Michael Renwick

Personal information
- Date of birth: 29 February 1976 (age 50)
- Place of birth: Edinburgh, Scotland
- Position: Defender

Team information
- Current team: Mountain View Los Altos Soccer Club

Senior career*
- Years: Team / Apps / (Gls)
- 1991–2000: Hibernian / 51 / (0)
- 2000–2002: Ayr United / 15 / (0)
- 2001: → Greenock Morton (loan) / 2 / (0)
- 2002: → Cowdenbeath (loan) / 7 / (0)
- 2002–2003: Cowdenbeath / 36 / (0)
- 2003–2004: Glenavon / 38
- 2004: Arbroath / 1 / (0)
- 2004–2005: East Fife / 32 / (0)
- 2005–2006: Stenhousemuir / 29 / (1)

Managerial career
- 2007–2008: Berwick Rangers
- 2009–2013: Heriot-Watt University
- 2013–2019: Red Star Soccer Academy

= Michael Renwick =

Scottish footballer and manager

Michael Renwick (born 29 February 1976 in Edinburgh) is a Scottish former professional footballer who played for Hibernian, Ayr United, Greenock Morton, Cowdenbeath, East Fife and Stenhousemuir. He also had a spell as manager of Berwick Rangers.

==Playing career==
Renwick played for Hutchison Vale Boys Club, before joining Hibernian in December 1991. He remained at Easter Road until May 2000 when he left to join Ayr United on a free transfer. He spent September 2001 on loan to Greenock Morton and in March 2002 joined Cowdenbeath on loan.
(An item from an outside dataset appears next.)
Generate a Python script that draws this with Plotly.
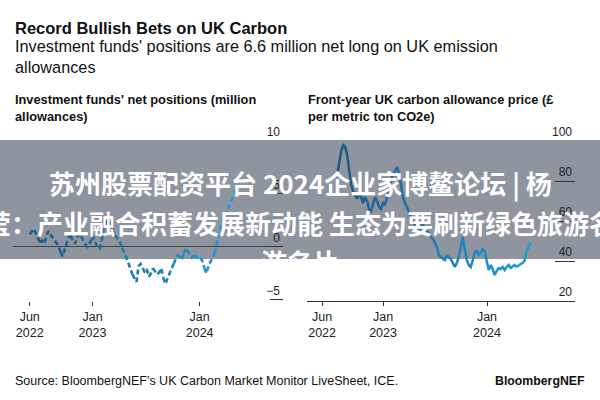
import pandas as pd
import plotly.graph_objects as go

# Investment funds' net positions, million allowances (weekly, from Jun 2022)
pos_start = "2022-06-01"
pos_values = [1.2, 1.5, 1.7, 1.3, 0.8, 0.4, 0.6, 0.3, 1.0, 1.5,
              1.2, 0.9, 0.7, 0.4, 0.1, -0.5, -0.9, -0.2, 0.3, 0.9,
              1.1, 0.6, 0.3, 0.9, 1.3, 1.0, 0.6, 0.3, 0.0, 0.2,
              0.7, 0.9, 0.4, 0.0, -0.2, 0.6, 1.8, 2.2, 2.5, 2.3,
              1.8, 1.2, 1.0, 0.7, 0.4, -0.1, -0.5, -1.0, -1.5, -2.1,
              -2.6, -3.0, -3.3, -1.8, -1.6, -2.0, -2.4, -2.1, -2.8, -2.5,
              -2.0, -2.3, -2.6, -2.4, -2.0, -2.9, -3.5, -3.0, -2.5, -2.0,
              -1.6, -1.2, -0.8, -0.9, -1.2, -0.6, -0.1, -0.4, -0.7, -1.0,
              -0.8, -0.9, -1.1, -1.0, -1.3, -2.0, -2.5, -1.8, -1.4, -0.9,
              -0.6, 0.2, 1.2, 1.9, 2.4, 2.9, 3.5, 3.9, 4.3, 4.8,
              5.3, 5.8, 6.1, 6.4, 6.6]

# Front-year UK carbon allowance price, GBP per ton (weekly, from late Jul 2022)
price_start = "2022-07-24"
price_values = [83, 90, 95, 98, 97, 93, 85, 78, 75, 73,
                71, 74, 72, 69, 72, 70, 66, 65, 69, 72,
                70, 67, 66, 69, 68, 72, 77, 81, 83, 85,
                87, 84, 78, 72, 69, 67, 64, 62, 60, 58,
                56, 54, 57, 59, 54, 55, 54, 52, 51, 49,
                47, 43, 42, 41, 40.5, 43, 42, 41, 39, 37,
                39, 42, 47, 52, 46, 40.5, 38, 37, 41, 44,
                45.5, 43, 44, 46, 45, 40, 35.5, 38, 36, 33,
                35, 36.5, 36, 37, 35.5, 37, 38, 36.5, 37.5, 38,
                37, 38, 38.5, 39, 40, 45, 47, 49]

tick_dates = ["2022-06-01", "2023-01-01", "2024-01-01"]
tick_text = ["Jun<br>2022", "Jan<br>2023", "Jan<br>2024"]

pos_dates = pd.date_range(pos_start, periods=len(pos_values), freq="7D")
price_dates = pd.date_range(price_start, periods=len(price_values), freq="7D")

FONT = "Liberation Sans, Arial, sans-serif"
DARK = (29, 88, 130)
LIGHT = (30, 158, 222)


def mix(f):
    r, g, b = [round(a + (c - a) * f) for a, c in zip(DARK, LIGHT)]
    return f"rgb({r},{g},{b})"


def add_gradient_line(fig, dates, values, xa, ya, dash, width, step=5):
    n = len(values)
    for s in range(0, n - 1, step):
        e = min(s + step, n - 1)
        frac = (s + e) / 2 / (n - 1)
        fig.add_trace(go.Scatter(
            x=dates[s:e + 1], y=values[s:e + 1], mode="lines",
            line=dict(color=mix(frac), width=width, dash=dash),
            xaxis=xa, yaxis=ya, showlegend=False, hoverinfo="skip"))


fig = go.Figure()
add_gradient_line(fig, pos_dates, pos_values, "x", "y", "5px,3px", 2.6)
add_gradient_line(fig, price_dates, price_values, "x2", "y2", "solid", 2.5)

ydom = [1 - 301 / 400, 1 - 141 / 400]
common_x = dict(tickvals=tick_dates, ticktext=tick_text, ticks="outside", ticklen=4,
                tickcolor="#333", showgrid=False, zeroline=False, automargin=False,
                tickfont=dict(family=FONT, size=12.5, color="#222"))
common_y = dict(side="right", ticks="inside", tickcolor="#333", tickwidth=1,
                ticklabelposition="inside top", ticklabeloverflow="allow",
                showgrid=False, automargin=False,
                tickfont=dict(family=FONT, size=12, color="#222"))

fig.update_layout(
    width=600, height=400,
    margin=dict(l=0, r=0, t=0, b=0, pad=0, autoexpand=False),
    paper_bgcolor="white", plot_bgcolor="rgba(0,0,0,0)",
    font=dict(family=FONT, color="#111"),
    xaxis=dict(domain=[13 / 600, 283 / 600], anchor="y",
               range=["2022-04-05", "2024-10-11"], showline=False, **common_x),
    yaxis=dict(domain=ydom, anchor="x", range=[-5.1, 10], tickvals=[-5, 0, 5, 10],
               ticklen=13, zeroline=True, zerolinecolor="#444", zerolinewidth=1,
               **common_y),
    xaxis2=dict(domain=[307 / 600, 575 / 600], anchor="y2",
                range=["2022-04-09", "2024-11-05"], showline=True, linecolor="#333",
                linewidth=1, **common_x),
    yaxis2=dict(domain=ydom, anchor="x2", range=[20, 100], tickvals=[20, 40, 60, 80, 100],
                ticklen=20, zeroline=False, **common_y),
)

def py(px):
    return 1 - px / 400

ann = [
    dict(text="<b>Record Bullish Bets on UK Carbon</b>", x=13 / 600, y=py(28),
         font=dict(size=16.5)),
    dict(text="Investment funds' positions are 6.6 million net long on UK emission<br>allowances",
         x=13 / 600, y=py(56), font=dict(size=16.3)),
    dict(text="<b>Investment funds' net positions (million<br>allowances)</b>",
         x=13 / 600, y=py(108), font=dict(size=12.8)),
    dict(text="<b>Front-year UK carbon allowance price (£<br>per metric ton CO2e)</b>",
         x=306 / 600, y=py(108), font=dict(size=12.8)),
    dict(text="Source: BloombergNEF's UK Carbon Market Monitor LiveSheet, ICE.",
         x=13 / 600, y=py(381), font=dict(size=12.5)),
    dict(text="<b>BloombergNEF</b>", x=587 / 600, y=py(381), xanchor="right",
         font=dict(size=12.3)),
]
for a in ann:
    a.setdefault("xanchor", "left")
    fig.add_annotation(xref="paper", yref="paper", yanchor="middle", showarrow=False,
                       align="left", **a)

# grey banner overlay with headline text
fig.add_shape(type="rect", xref="paper", yref="paper", x0=0, x1=1,
              y0=py(259), y1=py(140), fillcolor="#8f959f", line_width=0, layer="below")
banner = ["苏州股票配资平台 2024企业家博鳌论坛 | 杨",
          "莹：产业融合积蓄发展新动能 生态为要刷新绿色旅游名",
          "游名片"]
for txt, ypx in zip(banner, [183, 222, 261]):
    fig.add_annotation(text=f"<b>{txt}</b>", xref="paper", yref="paper", x=0.5, y=py(ypx),
                       xanchor="center", yanchor="middle", showarrow=False,
                       font=dict(family="Noto Sans CJK SC", size=26, color="white"))

# drop the default page margin so the figure sits at the window corner
fig.write_html("out.html", config={"displayModeBar": False},
               post_script="document.body.style.margin='0';")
In August 2002, Renwick joined Cowdenbeath on a free transfer and although a regular the following season, he left in July 2003. He spent the following season with Glenavon before returning to Scotland in the 2004 close season. He joined Stirling Albion on trial before joining Arbroath where he played as a trialist against Stirling. Soon after, he signed for East Fife. He joined Stenhousemuir in May 2005, leaving in May 2006.

==Coaching career==
Renwick became assistant manager, working with Mixu Paatelainen of Cowdenbeath in May 2006. Renwick was appointed manager of Berwick Rangers in October 2007, but he was sacked in April 2008. He joined Falkirk's backroom staff in August 2008, and was then appointed as head coach of Heriot-Watt University in 2009. In January 2011 he was appointed head coach of the Scottish Universities national team. Renwick became the first Scottish Universities head coach to win the Home Nations Championship for over 10 years. He was then invited to become assistant coach for the Great Britain Universities team in preparation for the World University Games in Shenzhen.

In August 2013, Renwick was appointed Senior Academy Coach at the Red Star Soccer Academy in Los Altos, California.